No need to tell anybody who the subject of this sparkling picture is. The public has been well advised for months that Warner Brothers were filming the life of George M. Cohan, with all the old Cohan songs and bits from his memorable shows. And the fact that cocky James Cagney would play the leading role has been a matter of common knowledge and of joyous anticipation all around. So the only news this morning is that all has come out fine. The picture magnificently matches the theatrical brilliance of Mr. Cohan's career, packed as it is with vigorous humor and honest sentiment. And the performance of Mr. Cagney as the one and original Song-and-Dance Man is an unbelievably faithful characterization and a piece of playing that glows with energy.
True, Robert Buckner and Edmund Joseph, the script-writers, have taken some liberties with Mr. Cohan's life. They have juggled facts rather freely to construct a neat, dramatic story line, and they have let slip a few anachronisms which the wise ones will gleefully spot. But, as the late Sigmund Lubin once put it, they're yours at no extra cost. And, of course, Mr. Cohan had the last word. He said okay, let them go.
And the story as now presented is that of a lusty trouper, a showman who earned in the theatre a lasting place in our nation's Hall of Fame. Indeed, the picture begins with Cohan being called to Washington while playing the role of President Roosevelt in the musical show "I'd Rather Be Right." At the White House he meets the President (an unprecedented trick for the screen) and to him is told, in flashback, the wonderful story of this Yankee dandy's life.

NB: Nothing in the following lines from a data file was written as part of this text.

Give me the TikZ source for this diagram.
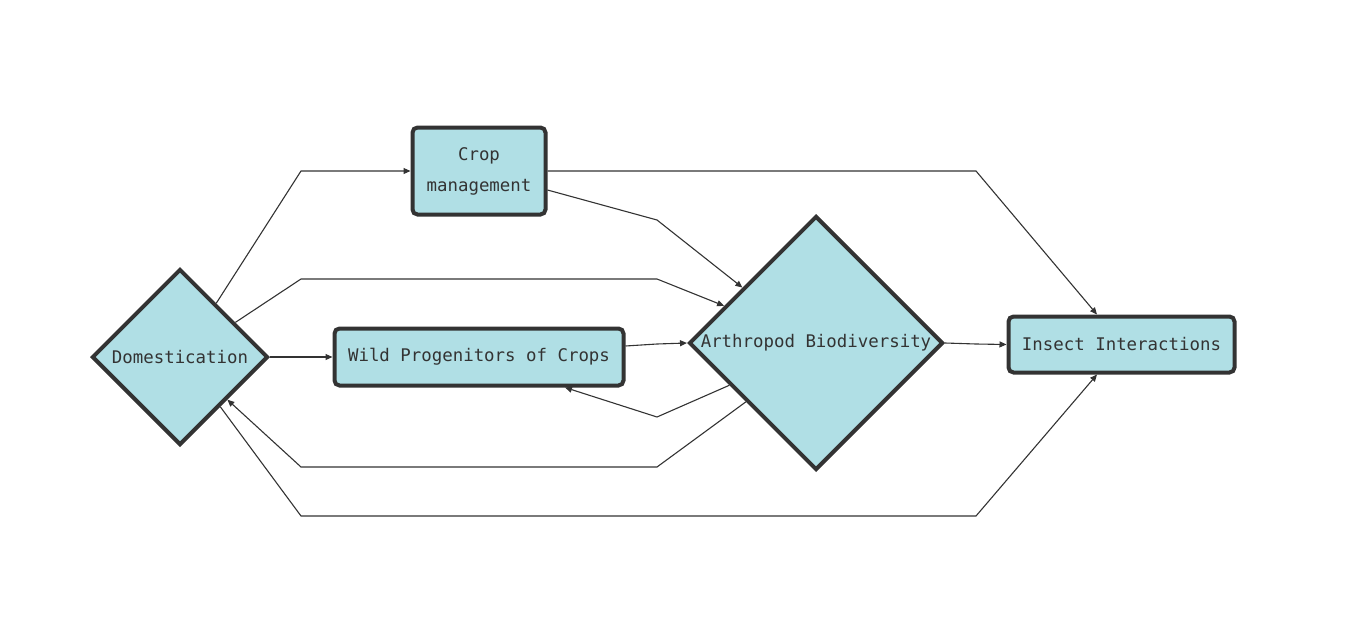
\documentclass[tikz,border=0pt]{standalone}
\usepackage{fontspec}
\setmonofont{DejaVu Sans Mono}
\usetikzlibrary{shapes.geometric,arrows.meta,calc}
\definecolor{nodefill}{RGB}{176,223,229}
\definecolor{ink}{RGB}{51,51,51}
\tikzset{
  base/.style={draw=ink, line width=4pt, fill=nodefill, text=ink, inner sep=0pt,
    font=\ttfamily\fontsize{17.4}{31}\selectfont, align=center},
  dia/.style={base, diamond, aspect=1},
  boxnode/.style={base, rectangle, rounded corners=5pt},
  conn/.style={draw=ink, line width=1.1pt, -{Triangle[length=7pt,width=6pt]}},
  plain/.style={draw=ink, line width=1.1pt}
}
\begin{document}
\begin{tikzpicture}[x=1pt,y=-1pt]
\useasboundingbox (0,0) rectangle (1354,642);
\node[dia, minimum size=176pt] (dom) at (180,357) {Domestication};
\node[boxnode, minimum width=133pt, minimum height=87pt] (crop) at (479,171) {\raisebox{-2pt}{Crop}\\\raisebox{-2pt}{management}};
\node[boxnode, minimum width=289pt, minimum height=57pt] (wild) at (479,357) {\raisebox{-2pt}{Wild Progenitors of Crops}};
\node[dia, minimum size=254pt] (arth) at (816,343) {\raisebox{-2pt}{Arthropod Biodiversity}};
\node[boxnode, minimum width=226pt, minimum height=56pt] (ins) at (1121.5,344.5) {Insect Interactions};

\draw[conn] (dom.56) -- (301,171) -- (crop.west);
\draw[conn] (dom.32) -- (301,279) -- (657,279) -- (arth.158);
\draw[conn] ($(crop.east)+(0,19)$) -- (657,220) -- (arth.143);
\draw[conn] (dom.east) -- (301,357) -- (wild.west);
\draw[conn] ($(wild.east)+(0,-11)$) -- (657,344) -- (arth.west);
\draw[conn] (arth.206) -- (657,417) -- ($(wild.south)+(86,0)$);
\draw[conn] (arth.220) -- (657,467) -- (301,467) -- (dom.-42);
\draw[conn] (dom.-51) -- (301,516) -- (976,516) -- ($(ins.south)+(-24.5,0)$);
\draw[conn] (crop.east) -- (976,171) -- ($(ins.north)+(-24.5,0)$);
\draw[conn] (arth.east) -- (976,344) -- (ins.west);
\end{tikzpicture}
\end{document}
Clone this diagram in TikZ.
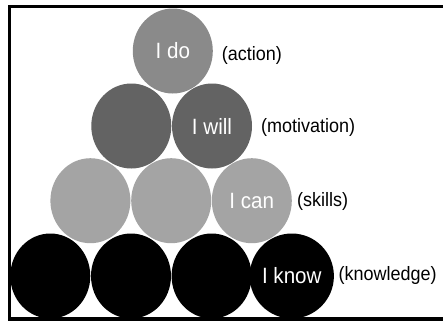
\documentclass[tikz,border=0pt]{standalone}
\usepackage{fontspec}
\setmainfont{Liberation Sans}
\usetikzlibrary{shapes.geometric}
\definecolor{doGray}{HTML}{8A8A8A}
\definecolor{willGray}{HTML}{636363}
\definecolor{canGray}{HTML}{A4A4A4}
% text set slightly taller than wide, like the stretched circles
\newcommand{\tallText}[1]{\scalebox{1}[1.075]{#1}}
\tikzset{
  ball/.style={ellipse, minimum width=80pt, minimum height=85pt, inner sep=0pt,
    draw=none, text=white, font=\fontsize{20.6}{24}\selectfont},
  tag/.style={anchor=west, inner sep=0pt, text=black,
    font=\fontsize{18}{21}\selectfont},
  frameline/.style={line width=3.5pt, black}
}
\begin{document}
\begin{tikzpicture}[x=1pt,y=-1pt]
  \useasboundingbox (0,0) rectangle (443,322);
  \clip (0,0) rectangle (443,322);
  \fill[white] (0,0) rectangle (443,322);

  % bottom row: knowledge
  \node[ball, fill=black] (k1) at (50.3,276) {};
  \node[ball, fill=black] (k2) at (131,276) {};
  \node[ball, fill=black] (k3) at (211.6,276) {};
  \node[ball, fill=black] (k4) at (291.8,276) {\tallText{I know}};

  % third row: skills
  \node[ball, fill=canGray] (c1) at (90.4,200.7) {};
  \node[ball, fill=canGray] (c2) at (171.2,200.7) {};
  \node[ball, fill=canGray] (c3) at (251.8,200.7) {\tallText{I can}};

  % second row: motivation
  \node[ball, fill=willGray] (w1) at (131.3,126) {};
  \node[ball, fill=willGray] (w2) at (212,126) {\tallText{I will}};

  % top: action
  \node[ball, fill=doGray] (d1) at (172.8,51) {\raisebox{-1.5pt}{\tallText{I do}}};

  % side labels
  \node[tag] (la) at (221.7,55) {\tallText{(action)}};
  \node[tag] (lm) at (261,127) {\tallText{(motivation)}};
  \node[tag] (ls) at (297,201.5) {\tallText{(skills)}};
  \node[tag] (lk) at (338.3,275) {\tallText{(knowledge)}};

  % open frame (left, top, bottom)
  \draw[frameline] (460,6.3) -- (9.5,6.3) -- (9.5,319) -- (460,319);
\end{tikzpicture}
\end{document}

And it is a hummer of a life! It starts on July 4, 1878, in Providence, R. I., when the red and squawling Georgie first hitched his wagon to the stars and stripes. And it follows the fortunes of the Cohan family—the famous Four Cohans, vaudeville specialists—through their picturesque trouping around the country, the first break of saucy George as "Peck's Bad Boy," his teaming with Sam H. Harris and the production of "Little Johnny Jones," and it traces his rising fortune to the World War and the writing of "Over There." Then it digresses pleasantly into the fictitious afternoon of the family's life, and takes up for a climax with Cohan receiving the Congressional Medal of Honor from President Roosevelt.
Without question, the most solidly entertaining portion of the film is that which has to do with Cohan's early bouts with the stage and the sumptuous reproductions of bits from his early shows. Here Mr. Cagney excels, both in characterization and jubilant song and dance. His handling of "Yankee Doodle Boy" and "Give My Regards to Broadway," from "Little Johnny Jones," must be—with all due respect—quite as buoyant as Mr. Cohan's own. And one priceless dialogue he plays with Eddie Foy Jr., representing the elder Foy, couldn't have been better if Mr. Cohan had played it—and written it—himself.
The abundance of further pleasures is endless. There is Irene Manning playing Fay Templeton and singing "Mary Is a Grand Old Name" and "So Long, Mary," fit to make any oldster cry. There are the excellent performances of Joan Leslie as Cohan's romantic prompter, Rosemary DeCamp as his mother, Richard Whorf as Sam H. Harris, and countless others, not to forget Captain Jack Young's tastefully restrained and surprisingly realistic impersonation of the President. Indeed, there is so much in this picture and so many persons that deserve their meed of praise that every one connected with it can stick a feather in his hat and take our word—it's dandy!